Le Sénégal joue avec…la torture
Au moins trois cas de torture ont été notés cette année 2013 au Sénégal. Les victimes n’ont pu survivre à la folie haineuse de tortionnaires qui prennent de plus en plus galon au Sénégal. De l’urgence de repenser tout à la base.
‘’Aucune circonstance exceptionnelle, quelle qu’elle soit, qu’il s’agisse de l’état de guerre où de menace de guerre, d’instabilité politique intérieure ou de tout autre état d’exception, ne peut être invoquée pour justifier la torture’’. La convention contre la torture est on ne peut plus claire, la pratique demeure. Au Sénégal, la torture prend des tournures inquiétantes. Rien que pour l’année 2013, trois personnes connues ont péri suite à des actes de torture.
Le jeune caporal du Groupement national des Sapeurs pompiers Chérif Ndao, 36 ans, est la dernière victime, ce 6 décembre 2013. Il a rendu l’âme des suites de sévices corporels infligés lors de manœuvres militaires dans un centre de formation à Thiès. Auparavant, dans la nuit du 18 au 19 octobre 2013 à Mbacké, le jeune Ibrahima Samb âgé de 18 ans, croulait sous le poids de la haine policière.
L’autopsie révélera plus tard : ‘’la mort est due à un mécanisme d’hypoxémie-hypercapnie en atmosphère confinée ayant entraîné une détresse respiratoire et des troubles sanguins avec hémorragies pétéchiales poly-viscérales et tâches hémorragiques pulmonnaire de tardien’’. L’autopsie révèle encore ‘’des coups et blessures par objet contondant avec hématomes multiples des membres inférieurs, autour du hile du rein droit, de la pièvre pariétale gauche et du cuir chevelu temporel’’.

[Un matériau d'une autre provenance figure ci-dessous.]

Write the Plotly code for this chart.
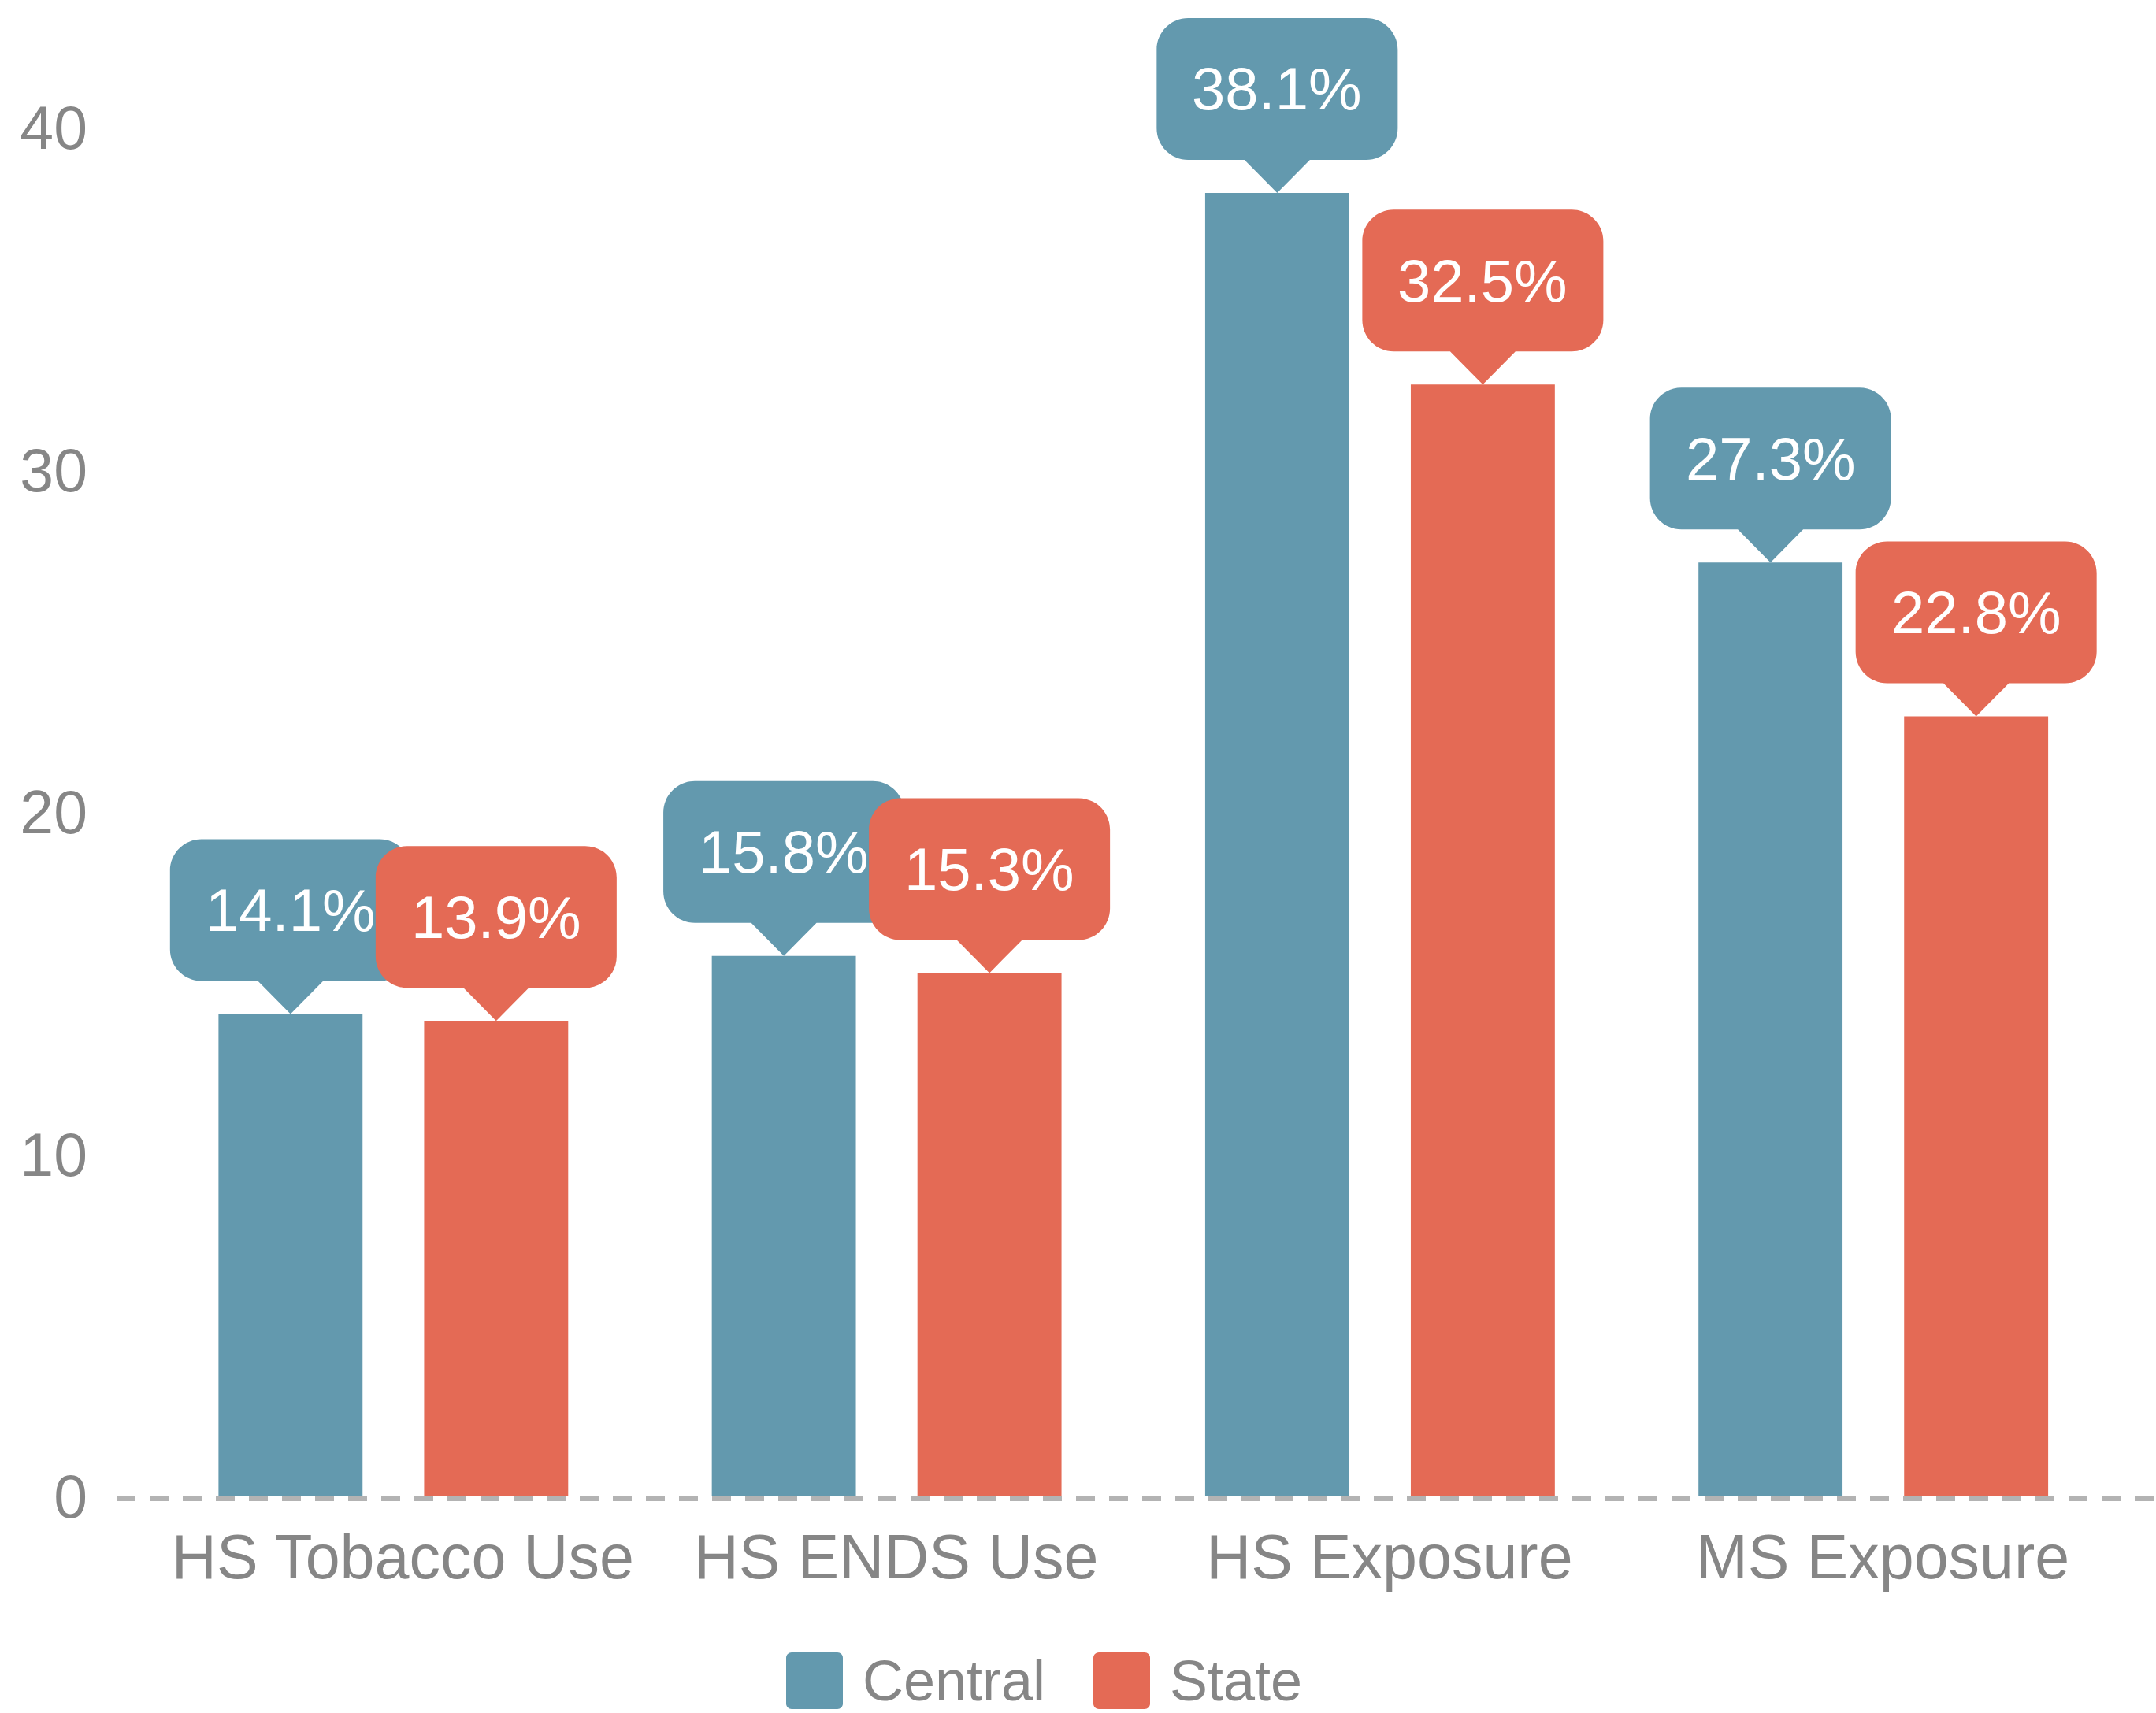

Le samedi 30 novembre 2013, Cheikh Maleyni Sané a été retrouvé mort à la prison de Rebeuss, torturé. Le certificat de genre de mort indique que le jeune garçon est décédé à la suite d’une ‘’asphyxie mécanique par strangulation dans un contexte de coups et blessures par objet contondant’’.
L’État, principal responsable
Pourtant les textes restent clairs : ‘’Tout traitement dégradant infligé par une autorité étatique à une personne sans défense, de façon intentionnelle, est une forme de torture’’. Même s’il a été noté l’arrestation des présumés auteurs du meurtre de l’apprenti-chauffeur Ibrahima Samb, en l’occurrence les policiers Almamy Touré, Mame Cor Ndong, Thiendella Ndiaye et Ousmane Ndao, il est important de noter que l’Etat est le premier responsable dans cette affaire.
Responsable parce que ses forces de défense et de sécurité ont d’autres missions que celles de torturer. Responsable également pour n’avoir pas mis à leur disposition une formation de qualité et en continue pour éviter de tels dérives. ‘’En dépit de l’engagement réel du gouvernement sénégalais à combattre l’impunité des actes de torture, des détenus meurent en prison avec une forte présomption ou de traitements cruels, inhumains et dégradants’’, a regretté le président du Comité Sénégalais des droits de l’homme (CSDH).
Selon Alioune Tine, ces actes constituent une violation de l’article 5 de la Déclaration universelle des droits de l’homme et de l’article 2 alinéa 2 de la Convention des Nations-Unies contre la torture et autres peines à laquelle le Sénégal est partie prenante depuis le 21 août 1986.
Repenser tout à la base
Face à cette hémorragie, il urge d’agir. Chargé de la protection et de l’alerte d’urgence à la Rencontre africaine pour la défense des droits de l’homme (RADDHO), Oumar Diallo met l’accent sur la formation. Selon lui, il faut renforcer la formation des forces de défense et de sécurité du Sénégal. Il préconise également la mise en place d’un système de contrôle interne comme c’est le cas dans les grandes nations de démocratie.
Ce mécanisme interne est composé de policiers et de non policiers qui statuent en cas de bavure à travers une enquête rapide et objective. Ce qui n’est malheureusement pas le cas au Sénégal où bien souvent, la solidarité de corps prend le dessus sur bien des enquêtes. Oumar Diallo qui a beaucoup travaillé sur des cas de tortures perpétrés au Sénégal et un peu partout en Afrique, suggère aussi la mise à la disposition des présumés coupables d’un avocat dès les premières heures de la garde-à-vue. Il souligne que c’est souvent lors de la garde-à-vue que les actes de torture sont exercés.